> **PROBLEM**
Return each line of the records holding the string "chart".

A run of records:
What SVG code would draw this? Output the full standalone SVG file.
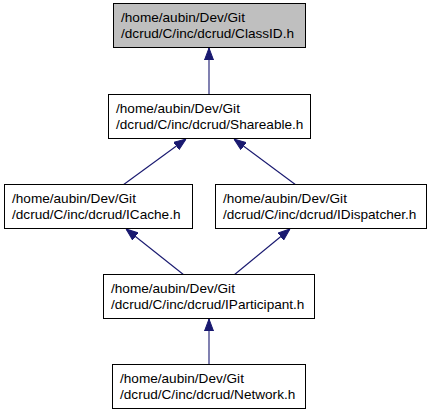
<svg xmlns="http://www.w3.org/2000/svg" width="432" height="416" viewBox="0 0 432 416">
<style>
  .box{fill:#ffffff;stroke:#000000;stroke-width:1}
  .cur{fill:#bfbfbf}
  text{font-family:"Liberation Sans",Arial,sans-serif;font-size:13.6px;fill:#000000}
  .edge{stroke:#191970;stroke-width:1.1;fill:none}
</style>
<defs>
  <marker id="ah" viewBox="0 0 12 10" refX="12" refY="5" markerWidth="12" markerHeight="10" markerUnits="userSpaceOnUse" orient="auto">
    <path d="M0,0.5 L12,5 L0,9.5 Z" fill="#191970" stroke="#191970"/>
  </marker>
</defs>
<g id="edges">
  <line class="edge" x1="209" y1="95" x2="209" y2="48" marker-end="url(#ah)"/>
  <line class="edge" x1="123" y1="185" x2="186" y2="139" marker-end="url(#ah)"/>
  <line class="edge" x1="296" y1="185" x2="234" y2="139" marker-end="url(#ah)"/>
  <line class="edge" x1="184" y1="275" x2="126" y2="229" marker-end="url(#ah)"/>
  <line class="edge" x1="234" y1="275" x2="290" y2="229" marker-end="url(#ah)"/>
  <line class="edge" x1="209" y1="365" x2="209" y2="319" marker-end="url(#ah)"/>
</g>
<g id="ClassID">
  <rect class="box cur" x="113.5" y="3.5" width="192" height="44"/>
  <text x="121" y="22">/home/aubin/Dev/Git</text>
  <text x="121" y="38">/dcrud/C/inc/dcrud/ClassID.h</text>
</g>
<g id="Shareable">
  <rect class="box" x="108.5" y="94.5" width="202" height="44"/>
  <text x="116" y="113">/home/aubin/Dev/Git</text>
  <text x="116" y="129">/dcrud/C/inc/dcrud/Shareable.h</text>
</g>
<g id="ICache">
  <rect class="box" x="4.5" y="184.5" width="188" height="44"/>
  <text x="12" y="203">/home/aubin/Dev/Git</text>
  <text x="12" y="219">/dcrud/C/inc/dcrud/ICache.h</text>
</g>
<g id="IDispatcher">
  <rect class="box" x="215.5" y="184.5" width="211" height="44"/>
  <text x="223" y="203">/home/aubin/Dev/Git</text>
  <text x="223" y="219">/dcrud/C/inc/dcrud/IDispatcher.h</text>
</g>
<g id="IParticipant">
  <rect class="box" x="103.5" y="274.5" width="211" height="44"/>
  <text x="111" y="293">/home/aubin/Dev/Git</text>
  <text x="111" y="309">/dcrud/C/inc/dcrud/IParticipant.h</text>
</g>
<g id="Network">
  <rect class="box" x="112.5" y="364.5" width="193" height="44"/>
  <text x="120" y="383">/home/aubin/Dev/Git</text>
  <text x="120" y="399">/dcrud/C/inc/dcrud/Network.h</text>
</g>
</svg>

* * *

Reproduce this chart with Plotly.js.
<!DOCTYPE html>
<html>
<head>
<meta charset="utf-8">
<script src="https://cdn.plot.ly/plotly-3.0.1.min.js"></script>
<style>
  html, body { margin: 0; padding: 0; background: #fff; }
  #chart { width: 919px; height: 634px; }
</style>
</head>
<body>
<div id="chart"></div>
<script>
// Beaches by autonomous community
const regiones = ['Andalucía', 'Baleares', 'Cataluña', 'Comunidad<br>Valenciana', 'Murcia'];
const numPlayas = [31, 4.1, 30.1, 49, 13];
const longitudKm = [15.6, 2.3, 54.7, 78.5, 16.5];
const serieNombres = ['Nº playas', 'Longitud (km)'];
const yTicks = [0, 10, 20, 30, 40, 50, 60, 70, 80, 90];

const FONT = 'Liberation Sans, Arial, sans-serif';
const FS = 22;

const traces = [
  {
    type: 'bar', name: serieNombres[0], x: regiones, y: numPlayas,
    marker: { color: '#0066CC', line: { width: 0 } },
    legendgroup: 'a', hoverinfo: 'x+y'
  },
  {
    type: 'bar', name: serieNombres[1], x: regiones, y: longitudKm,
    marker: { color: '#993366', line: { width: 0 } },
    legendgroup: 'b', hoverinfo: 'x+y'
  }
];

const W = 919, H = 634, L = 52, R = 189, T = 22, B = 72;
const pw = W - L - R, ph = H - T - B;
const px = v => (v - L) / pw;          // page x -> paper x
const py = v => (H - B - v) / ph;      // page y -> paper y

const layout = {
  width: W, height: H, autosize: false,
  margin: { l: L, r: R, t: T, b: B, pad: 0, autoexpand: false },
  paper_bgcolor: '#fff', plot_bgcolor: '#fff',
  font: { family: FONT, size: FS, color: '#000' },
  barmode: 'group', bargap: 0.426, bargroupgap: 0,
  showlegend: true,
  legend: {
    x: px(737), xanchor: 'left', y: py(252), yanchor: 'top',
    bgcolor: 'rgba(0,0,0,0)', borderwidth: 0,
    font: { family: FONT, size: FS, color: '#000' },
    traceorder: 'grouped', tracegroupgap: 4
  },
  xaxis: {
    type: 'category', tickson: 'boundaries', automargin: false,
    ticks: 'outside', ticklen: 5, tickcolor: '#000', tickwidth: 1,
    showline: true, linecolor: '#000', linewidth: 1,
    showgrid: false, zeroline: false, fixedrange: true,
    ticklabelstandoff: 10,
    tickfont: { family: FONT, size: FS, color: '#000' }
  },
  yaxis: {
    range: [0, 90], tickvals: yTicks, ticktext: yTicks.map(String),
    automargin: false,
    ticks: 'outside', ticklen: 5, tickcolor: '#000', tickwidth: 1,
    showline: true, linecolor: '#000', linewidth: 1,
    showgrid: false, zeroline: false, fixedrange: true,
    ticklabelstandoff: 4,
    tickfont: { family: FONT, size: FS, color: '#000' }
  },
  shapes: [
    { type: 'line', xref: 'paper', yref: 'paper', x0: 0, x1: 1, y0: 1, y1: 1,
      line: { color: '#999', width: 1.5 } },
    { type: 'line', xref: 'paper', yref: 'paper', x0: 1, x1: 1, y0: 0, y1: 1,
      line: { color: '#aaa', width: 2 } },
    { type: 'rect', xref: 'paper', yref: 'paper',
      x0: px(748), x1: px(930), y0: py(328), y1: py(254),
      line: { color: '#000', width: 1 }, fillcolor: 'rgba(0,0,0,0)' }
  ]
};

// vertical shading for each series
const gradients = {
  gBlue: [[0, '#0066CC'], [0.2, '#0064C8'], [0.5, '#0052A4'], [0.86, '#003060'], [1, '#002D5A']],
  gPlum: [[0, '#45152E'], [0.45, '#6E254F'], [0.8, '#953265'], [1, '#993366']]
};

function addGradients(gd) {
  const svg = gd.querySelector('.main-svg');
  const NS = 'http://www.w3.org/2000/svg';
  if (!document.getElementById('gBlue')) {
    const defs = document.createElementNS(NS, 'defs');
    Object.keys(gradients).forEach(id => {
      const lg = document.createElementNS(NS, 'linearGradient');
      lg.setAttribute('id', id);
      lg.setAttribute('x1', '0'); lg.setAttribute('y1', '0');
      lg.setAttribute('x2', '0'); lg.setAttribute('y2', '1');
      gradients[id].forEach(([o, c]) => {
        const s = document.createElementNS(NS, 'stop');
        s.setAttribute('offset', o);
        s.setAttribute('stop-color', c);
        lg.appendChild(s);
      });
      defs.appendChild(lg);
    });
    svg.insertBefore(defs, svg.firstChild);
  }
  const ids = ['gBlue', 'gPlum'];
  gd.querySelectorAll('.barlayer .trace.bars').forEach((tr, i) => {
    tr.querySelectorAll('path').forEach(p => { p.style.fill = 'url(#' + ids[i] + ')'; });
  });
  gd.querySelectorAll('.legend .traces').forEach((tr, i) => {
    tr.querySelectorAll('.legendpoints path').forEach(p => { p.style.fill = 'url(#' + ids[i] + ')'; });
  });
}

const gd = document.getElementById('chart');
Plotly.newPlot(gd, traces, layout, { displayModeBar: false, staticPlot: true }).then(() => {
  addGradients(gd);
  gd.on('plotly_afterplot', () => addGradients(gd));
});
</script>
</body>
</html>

> **ANSWER TO THE TASK**
Reproduce this chart with Plotly.js.
  #chart { width: 919px; height: 634px; }
<div id="chart"></div>
const gd = document.getElementById('chart');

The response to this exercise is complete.